Speaking from the perspective of a “fan,” Hanna educates her audience in the nuances of breeding, training and racing. She describes the “new Golden Age of Horseracing” of the 1970s, as well as how Ruffian makes her dramatic debut at Belmont Park and smashes track records during their short career. Insights from her trainer, Frank Y. Whiteley, Jr., shed new light on her breakdown during The Great Match Race of 1975.

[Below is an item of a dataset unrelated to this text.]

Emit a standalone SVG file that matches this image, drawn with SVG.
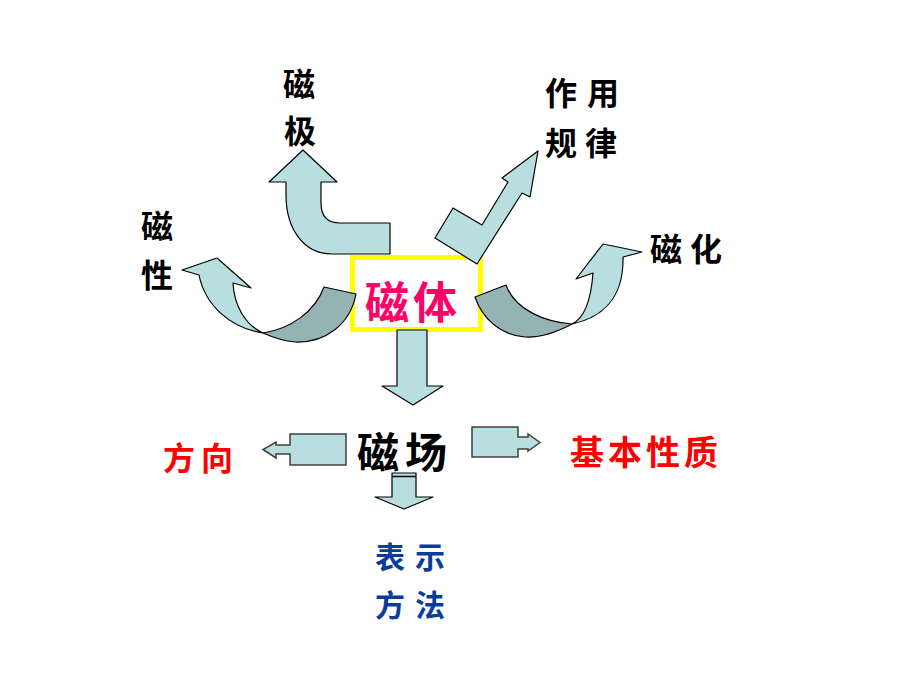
<svg xmlns="http://www.w3.org/2000/svg" width="900" height="675" viewBox="0 0 900 675">
<style>
.lt{fill:#B8DEE0;stroke:#000;stroke-width:1.2;stroke-linejoin:round}
.dk{fill:#95B3B4;stroke:#000;stroke-width:1.2;stroke-linejoin:round}
.co{fill:#B8DEE0;stroke:#404040;stroke-width:1.5}
.t{font-family:"Noto Sans CJK SC","Noto Sans CJK JP",sans-serif;font-weight:bold}
.k{fill:#000;font-size:32px}
.r{fill:#FF0000}
.b{fill:#0A3C9B;font-size:30px}
</style>
<rect width="900" height="675" fill="#fff"/>
<g id="node-citi-box">
  <rect x="352.5" y="257.5" width="128" height="72" fill="#fff" stroke="#FFFF00" stroke-width="5"/>
</g>
<g id="connectors">
  <path id="arrow-ciji" class="lt" d="M303,150 L337,182 L321,182 L321,203 Q321,223 340,223 L390,223 L390,254 L332,254 C303,254 286,228 286,195 L286,182 L269,182 Z"/>
  <polygon id="arrow-guilv" class="lt" points="538,151 530,197 522,193 477,264 435,238 453,208 482,225 508,182 502,178"/>
  <path id="arrow-cixing-back" class="dk" d="M324,287 L356,294 C350,325 325,343 295,342 C283,341 272,337 263,333 C290,329 315,312 324,287 Z"/>
  <path id="arrow-cixing" class="lt" d="M182,270 L217,258 L251,288 L233,283 C234,305 245,325 263,333 C230,328 205,305 199,275 Z"/>
  <path id="arrow-cihua-back" class="dk" d="M475,297 L506,285 C515,310 545,322 572,324 C555,333 540,338 525,337 C500,335 482,318 475,297 Z"/>
  <path id="arrow-cihua" class="lt" d="M642,252 L603,244 L576,279 L593,273 C591,300 585,318 572,324 C600,318 624,300 623,257 Z"/>
  <polygon id="arrow-down1" class="lt" points="397,330 427,330 427,386 443,386 413,405 382,386 397,386"/>
  <polygon id="arrow-down2" class="lt" points="392,473 416,473 416,497 433,497 404,509 375,497 392,497"/>
  <line x1="392" y1="476.5" x2="416" y2="476.5" stroke="#000" stroke-width="1.5"/>
  <polygon id="callout-left" class="co" points="346,434 290,434 290,445 276,445 276,442 263,449.5 276,458 276,454 290,454 290,465 346,465"/>
  <polygon id="callout-right" class="co" points="472,427 518,427 518,437 528,437 528,434 540,442.5 528,451 528,449 518,449 518,457 472,457"/>
</g>
<g id="node-citi">
  <text class="t" x="413" y="319" font-size="44" fill="#FF0066" text-anchor="middle" letter-spacing="4">磁体</text>
</g>
<g id="node-ciji">
  <text class="t k" x="299" y="96" text-anchor="middle">磁</text>
  <text class="t k" x="300" y="143" text-anchor="middle">极</text>
</g>
<g id="node-cixing">
  <text class="t k" x="157" y="238" text-anchor="middle">磁</text>
  <text class="t k" x="157" y="287" text-anchor="middle">性</text>
</g>
<g id="node-zuoyong">
  <text class="t k" x="545" y="105" letter-spacing="10">作用</text>
  <text class="t k" x="545" y="155" letter-spacing="8">规律</text>
</g>
<g id="node-cihua">
  <text class="t k" x="650" y="261" letter-spacing="8">磁化</text>
</g>
<g id="node-cichang">
  <text class="t" x="357" y="468" font-size="42" fill="#000" letter-spacing="6">磁场</text>
</g>
<g id="node-fangxiang">
  <text class="t r" x="163" y="470" font-size="32" letter-spacing="6">方向</text>
</g>
<g id="node-jibenxingzhi">
  <text class="t r" x="570" y="465" font-size="34" letter-spacing="4">基本性质</text>
</g>
<g id="node-biaoshi">
  <text class="t b" x="375" y="568" letter-spacing="10">表示</text>
  <text class="t b" x="375" y="616" letter-spacing="10">方法</text>
</g>
</svg>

As Smarty Jones captivated America with his Triple Crown bid in 2004, Hanna weaves readers into the history of horseracing in his home state of Pennsylvania and the positive reverberations there caused by the “Smarty Effect.” All aspects of Smarty Jones' brief career are presented in great detail with new revelations concerning his much-criticized retirement in August 2004. In an introduction to the book written by Smarty's owner, Patricia L. Chapman, readers are reminded of all aspects of the sport-positive and negative. Both Chapman and Hanna speak to the need for greater rescue efforts for needy horses and to the call for greater responsibility for all within the sport. As a designated charity for a portion of the book's proceeds, Hanna directs her readers to The Kentucky Equine Humane Center in a Preface by Staci Hancock who outlines the center's efforts in horse rescue and placement.

The book describes the public response to Barbaro's injury during the 2006 Preakness Stakes, including veterinary treatment at the New Bolton Center and the media attention that followed. It also notes that, after Barbaro's death in January 2007, supporters became involved in initiatives associated with his legacy.

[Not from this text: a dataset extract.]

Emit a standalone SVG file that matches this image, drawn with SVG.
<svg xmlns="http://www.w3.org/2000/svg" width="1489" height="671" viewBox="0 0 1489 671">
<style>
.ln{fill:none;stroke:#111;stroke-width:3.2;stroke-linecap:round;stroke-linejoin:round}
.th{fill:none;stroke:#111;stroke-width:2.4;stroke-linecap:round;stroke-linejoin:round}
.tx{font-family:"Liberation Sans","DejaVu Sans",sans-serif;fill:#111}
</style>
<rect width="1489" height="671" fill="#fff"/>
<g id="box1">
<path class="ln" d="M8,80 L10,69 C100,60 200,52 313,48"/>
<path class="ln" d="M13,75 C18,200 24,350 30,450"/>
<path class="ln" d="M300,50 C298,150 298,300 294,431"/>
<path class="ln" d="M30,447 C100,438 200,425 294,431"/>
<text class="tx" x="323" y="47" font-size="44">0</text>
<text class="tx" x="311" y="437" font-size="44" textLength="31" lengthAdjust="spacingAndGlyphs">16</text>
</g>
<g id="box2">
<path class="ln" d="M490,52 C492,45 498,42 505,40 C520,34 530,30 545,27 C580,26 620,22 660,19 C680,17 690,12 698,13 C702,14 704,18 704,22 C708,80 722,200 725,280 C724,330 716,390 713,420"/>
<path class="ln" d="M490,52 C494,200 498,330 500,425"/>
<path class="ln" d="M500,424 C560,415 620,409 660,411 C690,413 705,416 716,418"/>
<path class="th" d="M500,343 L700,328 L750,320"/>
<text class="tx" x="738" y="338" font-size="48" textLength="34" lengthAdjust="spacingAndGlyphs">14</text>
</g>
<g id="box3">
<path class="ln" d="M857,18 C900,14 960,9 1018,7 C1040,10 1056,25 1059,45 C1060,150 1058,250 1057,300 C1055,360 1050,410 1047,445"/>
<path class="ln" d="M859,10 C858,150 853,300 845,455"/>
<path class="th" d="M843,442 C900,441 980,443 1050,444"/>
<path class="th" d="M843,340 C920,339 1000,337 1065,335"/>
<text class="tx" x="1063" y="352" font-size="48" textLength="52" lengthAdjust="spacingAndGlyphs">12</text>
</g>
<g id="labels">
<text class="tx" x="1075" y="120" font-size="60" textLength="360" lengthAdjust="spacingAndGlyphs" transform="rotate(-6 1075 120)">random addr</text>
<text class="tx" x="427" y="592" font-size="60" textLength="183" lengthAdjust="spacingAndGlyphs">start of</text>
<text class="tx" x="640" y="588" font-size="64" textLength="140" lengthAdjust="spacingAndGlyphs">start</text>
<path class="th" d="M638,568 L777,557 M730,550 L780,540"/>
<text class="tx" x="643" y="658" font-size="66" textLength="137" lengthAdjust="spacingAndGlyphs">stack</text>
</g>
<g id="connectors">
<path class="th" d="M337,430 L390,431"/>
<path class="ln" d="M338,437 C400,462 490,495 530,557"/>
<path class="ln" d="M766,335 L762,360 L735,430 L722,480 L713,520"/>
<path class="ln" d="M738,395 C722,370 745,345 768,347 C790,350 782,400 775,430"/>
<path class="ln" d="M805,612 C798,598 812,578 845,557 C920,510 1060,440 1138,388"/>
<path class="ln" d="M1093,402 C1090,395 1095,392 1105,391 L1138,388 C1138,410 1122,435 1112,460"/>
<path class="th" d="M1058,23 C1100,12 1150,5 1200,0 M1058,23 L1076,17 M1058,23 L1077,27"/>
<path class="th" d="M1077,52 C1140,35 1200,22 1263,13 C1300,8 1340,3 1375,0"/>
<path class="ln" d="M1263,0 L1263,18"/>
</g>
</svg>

In the last chapter of the book named “Legacy”, Hanna discusses various issues related to horses such as injuries of horses, analysis of pedigrees, opposition against slaughter of horses, rescue operations, work of Fans of Barbaro group, and the influence of the three horses. In the end of the chapter comes an article by Pennsylvania’s governor, Edward G. Rendell, about careers and reception of Barbaro, Smarty Jones, and Ruffian.